Congress could have saved Donald Trump a tweet. Last week, the president took to Twitter to announce the departure of his irascible national security adviser, John Bolton, who had either quit, been fired, or both. Yet if Congress had had a vote, Bolton, whose sharp elbows and hawkish views on Iran and North Korea have never made him very popular on Capitol Hill or anywhere else in Washington, may never have become national security adviser in the first place.
Unfortunately for Trump, who learned the hard way just how hard it is to work with Bolton, Congress has never required confirmation of the national security adviser, instead deferring to presidents to choose their staff. Given the importance of the position and Trump’s selection today of the relatively unknown lawyer Robert O’Brien as Bolton’s replacement, as well as the questions about Trump’s own management of national security, it is time for that to change. Congressional approval of Trump’s pick for national security adviser would be good for him, and for all of us.

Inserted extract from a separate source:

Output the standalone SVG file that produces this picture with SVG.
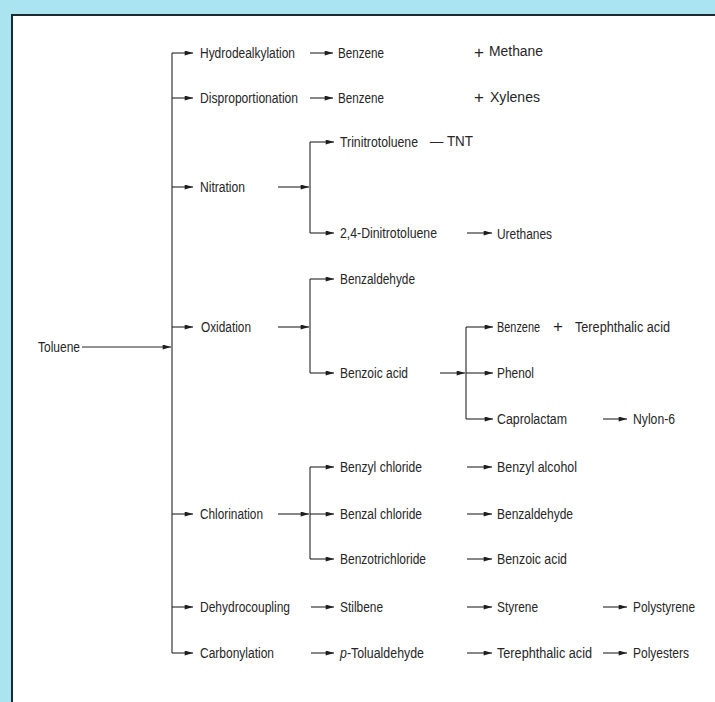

The job of national security adviser has always been a bureaucratic oddity. When Congress created the National Security Council, the forum designed to get the president, vice president, and secretaries of state and defense into one room to come up with integrated foreign-policy decisions, it established a small staff but did not envision creating such a prominent leader. Only in 1953 did President Dwight Eisenhower introduce an “assistant to the president for national-security affairs,” but the role was to be more akin to an executive officer in the military, helping to manage NSC meetings, memoranda, and staff.